> _Prompt_
Give again, exactly as written, the lines of the records below from the line with "Write a Python" to the line with "errors = [2.0, 2.2, 4.4]". Both end lines count; pictures do not.

> _Working data_
_ _ _ _ _
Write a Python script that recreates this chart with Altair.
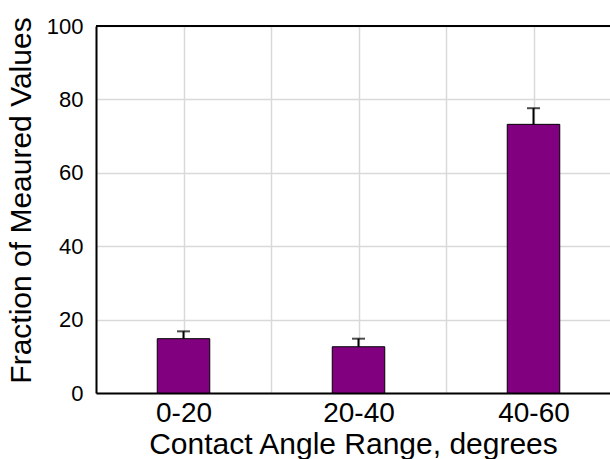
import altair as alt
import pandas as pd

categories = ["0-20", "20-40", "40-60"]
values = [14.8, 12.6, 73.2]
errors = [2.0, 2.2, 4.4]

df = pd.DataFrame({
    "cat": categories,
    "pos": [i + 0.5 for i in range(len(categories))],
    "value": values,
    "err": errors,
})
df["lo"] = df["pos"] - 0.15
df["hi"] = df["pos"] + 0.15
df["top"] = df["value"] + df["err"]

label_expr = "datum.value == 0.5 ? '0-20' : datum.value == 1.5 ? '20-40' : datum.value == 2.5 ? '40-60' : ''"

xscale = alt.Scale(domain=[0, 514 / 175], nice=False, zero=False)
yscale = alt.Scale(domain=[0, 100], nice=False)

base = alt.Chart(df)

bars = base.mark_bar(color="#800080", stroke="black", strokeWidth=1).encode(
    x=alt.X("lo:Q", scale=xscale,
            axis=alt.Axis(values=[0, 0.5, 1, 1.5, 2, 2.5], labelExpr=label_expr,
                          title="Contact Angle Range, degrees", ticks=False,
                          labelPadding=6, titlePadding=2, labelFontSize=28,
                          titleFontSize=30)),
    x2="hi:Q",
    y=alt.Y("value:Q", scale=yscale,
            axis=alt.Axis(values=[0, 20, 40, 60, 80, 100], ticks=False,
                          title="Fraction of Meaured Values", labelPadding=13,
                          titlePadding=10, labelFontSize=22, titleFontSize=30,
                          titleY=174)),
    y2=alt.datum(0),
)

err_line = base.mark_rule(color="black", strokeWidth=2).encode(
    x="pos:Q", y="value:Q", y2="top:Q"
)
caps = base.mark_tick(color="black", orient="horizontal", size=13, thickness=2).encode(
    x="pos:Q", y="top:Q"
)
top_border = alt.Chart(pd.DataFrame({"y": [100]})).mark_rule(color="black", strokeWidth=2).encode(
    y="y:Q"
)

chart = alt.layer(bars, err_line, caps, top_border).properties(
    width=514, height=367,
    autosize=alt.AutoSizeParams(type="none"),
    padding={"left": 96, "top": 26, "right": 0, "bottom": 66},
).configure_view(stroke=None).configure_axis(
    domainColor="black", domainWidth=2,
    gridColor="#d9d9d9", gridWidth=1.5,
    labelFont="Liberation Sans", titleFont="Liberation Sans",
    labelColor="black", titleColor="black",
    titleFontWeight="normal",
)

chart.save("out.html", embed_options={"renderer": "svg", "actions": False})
_ _ _ _ _
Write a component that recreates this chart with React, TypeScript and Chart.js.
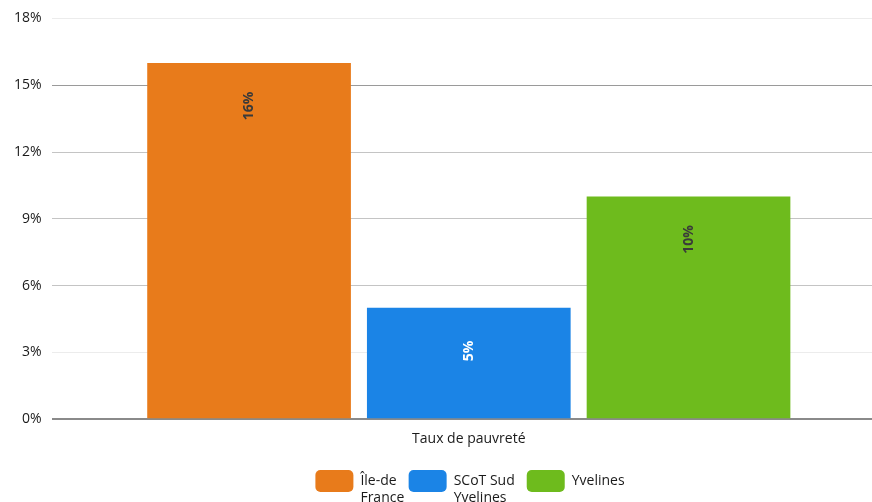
_ _ _ _ _
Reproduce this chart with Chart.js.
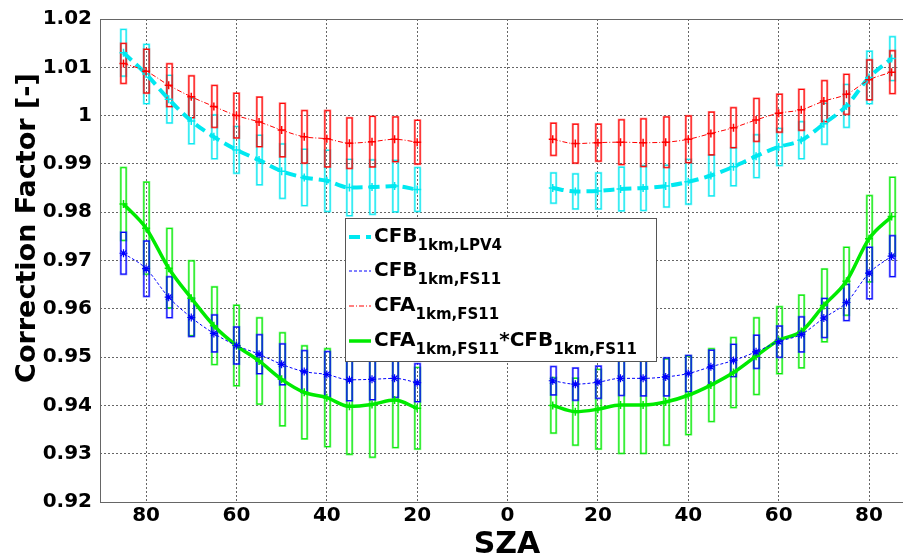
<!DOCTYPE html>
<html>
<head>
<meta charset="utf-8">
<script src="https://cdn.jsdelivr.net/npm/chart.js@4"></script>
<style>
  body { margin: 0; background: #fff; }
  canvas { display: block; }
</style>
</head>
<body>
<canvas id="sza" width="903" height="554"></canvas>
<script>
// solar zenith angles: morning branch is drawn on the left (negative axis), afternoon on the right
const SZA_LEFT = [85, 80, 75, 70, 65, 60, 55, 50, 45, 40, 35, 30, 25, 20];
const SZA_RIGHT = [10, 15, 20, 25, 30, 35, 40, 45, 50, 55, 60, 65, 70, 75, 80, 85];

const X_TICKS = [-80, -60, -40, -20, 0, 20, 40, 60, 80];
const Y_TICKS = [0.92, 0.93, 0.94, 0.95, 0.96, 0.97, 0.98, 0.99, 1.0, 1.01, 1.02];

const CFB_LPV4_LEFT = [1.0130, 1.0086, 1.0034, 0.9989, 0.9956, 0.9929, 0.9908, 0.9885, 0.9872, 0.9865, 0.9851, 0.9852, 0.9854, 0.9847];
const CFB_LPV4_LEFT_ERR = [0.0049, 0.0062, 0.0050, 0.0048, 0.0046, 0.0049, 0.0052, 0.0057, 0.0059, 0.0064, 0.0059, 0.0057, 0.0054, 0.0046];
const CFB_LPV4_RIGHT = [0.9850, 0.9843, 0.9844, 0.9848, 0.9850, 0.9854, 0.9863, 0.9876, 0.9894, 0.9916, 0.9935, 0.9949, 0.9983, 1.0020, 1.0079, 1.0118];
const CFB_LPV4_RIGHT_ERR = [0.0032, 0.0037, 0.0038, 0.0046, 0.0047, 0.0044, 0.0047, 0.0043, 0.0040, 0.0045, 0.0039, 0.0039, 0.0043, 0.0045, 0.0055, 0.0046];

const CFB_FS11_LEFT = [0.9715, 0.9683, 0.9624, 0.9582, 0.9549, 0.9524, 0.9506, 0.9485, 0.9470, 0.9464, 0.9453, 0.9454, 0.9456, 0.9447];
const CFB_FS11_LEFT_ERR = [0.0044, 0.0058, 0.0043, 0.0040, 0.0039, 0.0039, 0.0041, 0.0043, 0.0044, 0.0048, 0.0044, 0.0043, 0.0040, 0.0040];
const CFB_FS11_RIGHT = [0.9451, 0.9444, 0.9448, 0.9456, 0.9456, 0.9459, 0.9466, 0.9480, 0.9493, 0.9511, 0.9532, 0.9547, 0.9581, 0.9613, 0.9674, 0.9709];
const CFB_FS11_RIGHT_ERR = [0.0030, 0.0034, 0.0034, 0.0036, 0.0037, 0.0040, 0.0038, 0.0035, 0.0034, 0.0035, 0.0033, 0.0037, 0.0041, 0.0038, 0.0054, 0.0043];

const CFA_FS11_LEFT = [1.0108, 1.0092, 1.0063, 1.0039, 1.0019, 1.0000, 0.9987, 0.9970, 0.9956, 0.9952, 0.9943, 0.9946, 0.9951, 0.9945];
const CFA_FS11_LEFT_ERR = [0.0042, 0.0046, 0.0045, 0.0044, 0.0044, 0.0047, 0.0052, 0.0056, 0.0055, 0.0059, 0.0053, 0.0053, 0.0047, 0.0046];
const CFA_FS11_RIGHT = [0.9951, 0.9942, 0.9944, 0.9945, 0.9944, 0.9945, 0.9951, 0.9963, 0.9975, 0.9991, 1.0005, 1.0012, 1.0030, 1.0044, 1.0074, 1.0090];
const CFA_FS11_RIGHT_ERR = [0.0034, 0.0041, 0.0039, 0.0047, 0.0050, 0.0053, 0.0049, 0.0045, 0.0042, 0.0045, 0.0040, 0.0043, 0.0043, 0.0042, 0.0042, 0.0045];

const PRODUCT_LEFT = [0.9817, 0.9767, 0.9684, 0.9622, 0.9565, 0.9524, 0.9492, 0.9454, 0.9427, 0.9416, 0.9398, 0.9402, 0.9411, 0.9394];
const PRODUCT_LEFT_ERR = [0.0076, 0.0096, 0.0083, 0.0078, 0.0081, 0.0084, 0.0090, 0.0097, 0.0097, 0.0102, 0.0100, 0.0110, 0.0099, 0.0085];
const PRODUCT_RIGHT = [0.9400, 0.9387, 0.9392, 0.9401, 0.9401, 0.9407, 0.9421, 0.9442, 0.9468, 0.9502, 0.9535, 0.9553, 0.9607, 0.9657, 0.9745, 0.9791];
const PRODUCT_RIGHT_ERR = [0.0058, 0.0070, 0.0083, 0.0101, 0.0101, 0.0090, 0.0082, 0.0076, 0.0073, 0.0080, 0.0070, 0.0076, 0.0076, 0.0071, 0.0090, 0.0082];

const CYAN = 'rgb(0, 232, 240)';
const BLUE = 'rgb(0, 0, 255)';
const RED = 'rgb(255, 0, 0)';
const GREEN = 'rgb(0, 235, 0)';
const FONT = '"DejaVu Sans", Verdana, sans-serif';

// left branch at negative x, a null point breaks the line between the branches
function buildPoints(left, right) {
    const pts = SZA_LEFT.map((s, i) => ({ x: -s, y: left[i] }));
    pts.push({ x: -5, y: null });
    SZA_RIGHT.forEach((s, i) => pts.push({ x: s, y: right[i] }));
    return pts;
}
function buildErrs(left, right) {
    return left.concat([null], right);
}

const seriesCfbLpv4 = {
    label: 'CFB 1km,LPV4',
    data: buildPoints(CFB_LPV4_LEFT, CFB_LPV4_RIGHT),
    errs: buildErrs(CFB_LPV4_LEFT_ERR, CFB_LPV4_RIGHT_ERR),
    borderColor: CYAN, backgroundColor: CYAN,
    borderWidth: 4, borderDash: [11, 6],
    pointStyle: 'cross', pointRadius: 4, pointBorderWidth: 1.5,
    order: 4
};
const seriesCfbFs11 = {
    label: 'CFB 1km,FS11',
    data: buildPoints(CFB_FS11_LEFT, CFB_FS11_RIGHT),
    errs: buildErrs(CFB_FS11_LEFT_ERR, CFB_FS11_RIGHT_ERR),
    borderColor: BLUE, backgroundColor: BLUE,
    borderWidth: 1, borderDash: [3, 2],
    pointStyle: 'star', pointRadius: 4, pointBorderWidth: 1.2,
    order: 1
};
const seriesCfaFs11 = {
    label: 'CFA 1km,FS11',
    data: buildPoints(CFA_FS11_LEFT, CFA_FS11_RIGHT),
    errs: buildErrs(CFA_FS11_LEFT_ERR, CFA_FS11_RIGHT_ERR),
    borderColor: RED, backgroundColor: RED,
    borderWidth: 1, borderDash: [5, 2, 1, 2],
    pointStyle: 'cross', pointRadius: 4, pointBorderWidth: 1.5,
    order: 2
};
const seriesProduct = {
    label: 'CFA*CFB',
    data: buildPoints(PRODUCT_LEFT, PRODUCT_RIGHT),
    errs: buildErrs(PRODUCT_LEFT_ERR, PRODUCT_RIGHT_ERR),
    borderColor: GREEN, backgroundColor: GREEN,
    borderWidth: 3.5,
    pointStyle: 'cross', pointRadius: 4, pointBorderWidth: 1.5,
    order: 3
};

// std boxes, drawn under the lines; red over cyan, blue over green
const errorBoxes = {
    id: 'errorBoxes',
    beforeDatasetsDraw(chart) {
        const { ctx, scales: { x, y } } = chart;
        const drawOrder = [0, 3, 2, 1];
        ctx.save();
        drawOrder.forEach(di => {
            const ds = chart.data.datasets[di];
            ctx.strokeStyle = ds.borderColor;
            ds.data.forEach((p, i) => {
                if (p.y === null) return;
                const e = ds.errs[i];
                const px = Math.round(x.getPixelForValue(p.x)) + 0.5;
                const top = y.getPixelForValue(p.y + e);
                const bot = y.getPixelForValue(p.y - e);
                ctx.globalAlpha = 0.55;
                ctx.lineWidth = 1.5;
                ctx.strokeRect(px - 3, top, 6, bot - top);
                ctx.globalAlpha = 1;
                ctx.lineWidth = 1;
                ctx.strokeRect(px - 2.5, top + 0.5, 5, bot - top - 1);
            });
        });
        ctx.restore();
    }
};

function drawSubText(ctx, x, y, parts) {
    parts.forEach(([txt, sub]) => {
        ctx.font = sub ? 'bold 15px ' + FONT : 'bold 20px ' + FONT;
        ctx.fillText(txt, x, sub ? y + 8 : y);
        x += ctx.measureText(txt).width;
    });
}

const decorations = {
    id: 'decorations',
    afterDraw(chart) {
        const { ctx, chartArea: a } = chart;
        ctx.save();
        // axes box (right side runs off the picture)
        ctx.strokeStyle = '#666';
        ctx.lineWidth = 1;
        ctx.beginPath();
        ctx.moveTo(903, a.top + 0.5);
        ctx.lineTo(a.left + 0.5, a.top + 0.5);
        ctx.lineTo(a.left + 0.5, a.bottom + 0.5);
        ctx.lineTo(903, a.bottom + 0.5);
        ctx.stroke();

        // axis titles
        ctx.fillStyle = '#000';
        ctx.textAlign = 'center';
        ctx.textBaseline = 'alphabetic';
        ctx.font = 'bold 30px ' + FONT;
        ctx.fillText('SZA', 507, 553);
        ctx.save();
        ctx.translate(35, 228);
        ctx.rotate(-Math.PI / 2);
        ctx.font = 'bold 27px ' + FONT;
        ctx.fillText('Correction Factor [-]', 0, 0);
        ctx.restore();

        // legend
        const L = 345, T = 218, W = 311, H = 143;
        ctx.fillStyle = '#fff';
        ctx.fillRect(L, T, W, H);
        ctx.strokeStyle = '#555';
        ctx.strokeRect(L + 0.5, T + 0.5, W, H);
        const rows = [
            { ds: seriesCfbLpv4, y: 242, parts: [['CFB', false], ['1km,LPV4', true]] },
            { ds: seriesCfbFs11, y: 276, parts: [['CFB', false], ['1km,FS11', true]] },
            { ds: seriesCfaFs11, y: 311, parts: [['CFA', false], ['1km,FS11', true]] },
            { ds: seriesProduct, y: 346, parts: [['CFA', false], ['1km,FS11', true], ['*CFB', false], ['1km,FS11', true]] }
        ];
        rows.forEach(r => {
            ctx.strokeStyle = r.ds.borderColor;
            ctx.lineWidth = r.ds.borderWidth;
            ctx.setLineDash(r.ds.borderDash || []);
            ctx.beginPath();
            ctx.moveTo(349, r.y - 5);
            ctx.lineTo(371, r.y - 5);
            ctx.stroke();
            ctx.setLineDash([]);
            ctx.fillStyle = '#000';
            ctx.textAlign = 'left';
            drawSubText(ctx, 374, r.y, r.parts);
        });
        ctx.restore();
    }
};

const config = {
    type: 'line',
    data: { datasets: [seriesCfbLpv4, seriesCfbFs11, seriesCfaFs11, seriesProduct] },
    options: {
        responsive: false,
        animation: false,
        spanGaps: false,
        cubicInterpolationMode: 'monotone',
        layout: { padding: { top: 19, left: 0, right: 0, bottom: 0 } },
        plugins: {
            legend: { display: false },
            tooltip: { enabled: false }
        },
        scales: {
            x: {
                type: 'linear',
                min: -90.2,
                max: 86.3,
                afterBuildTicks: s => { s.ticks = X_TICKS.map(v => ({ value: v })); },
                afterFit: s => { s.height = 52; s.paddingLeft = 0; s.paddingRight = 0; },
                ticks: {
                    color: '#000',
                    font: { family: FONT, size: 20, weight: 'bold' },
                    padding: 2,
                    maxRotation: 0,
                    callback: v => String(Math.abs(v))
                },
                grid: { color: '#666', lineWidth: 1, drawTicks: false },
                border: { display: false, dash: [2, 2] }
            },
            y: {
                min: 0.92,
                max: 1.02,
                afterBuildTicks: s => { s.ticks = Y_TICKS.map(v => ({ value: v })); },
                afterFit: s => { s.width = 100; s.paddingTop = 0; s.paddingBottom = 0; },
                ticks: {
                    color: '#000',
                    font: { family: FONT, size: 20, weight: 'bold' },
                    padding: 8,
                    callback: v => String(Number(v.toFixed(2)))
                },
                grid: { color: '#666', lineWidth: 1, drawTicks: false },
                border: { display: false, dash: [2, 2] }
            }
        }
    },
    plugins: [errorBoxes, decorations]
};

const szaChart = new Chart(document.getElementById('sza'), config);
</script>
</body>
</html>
_ _ _ _ _
> _Final answer_
Write a Python script that recreates this chart with Altair.
import altair as alt
import pandas as pd

categories = ["0-20", "20-40", "40-60"]
values = [14.8, 12.6, 73.2]
errors = [2.0, 2.2, 4.4]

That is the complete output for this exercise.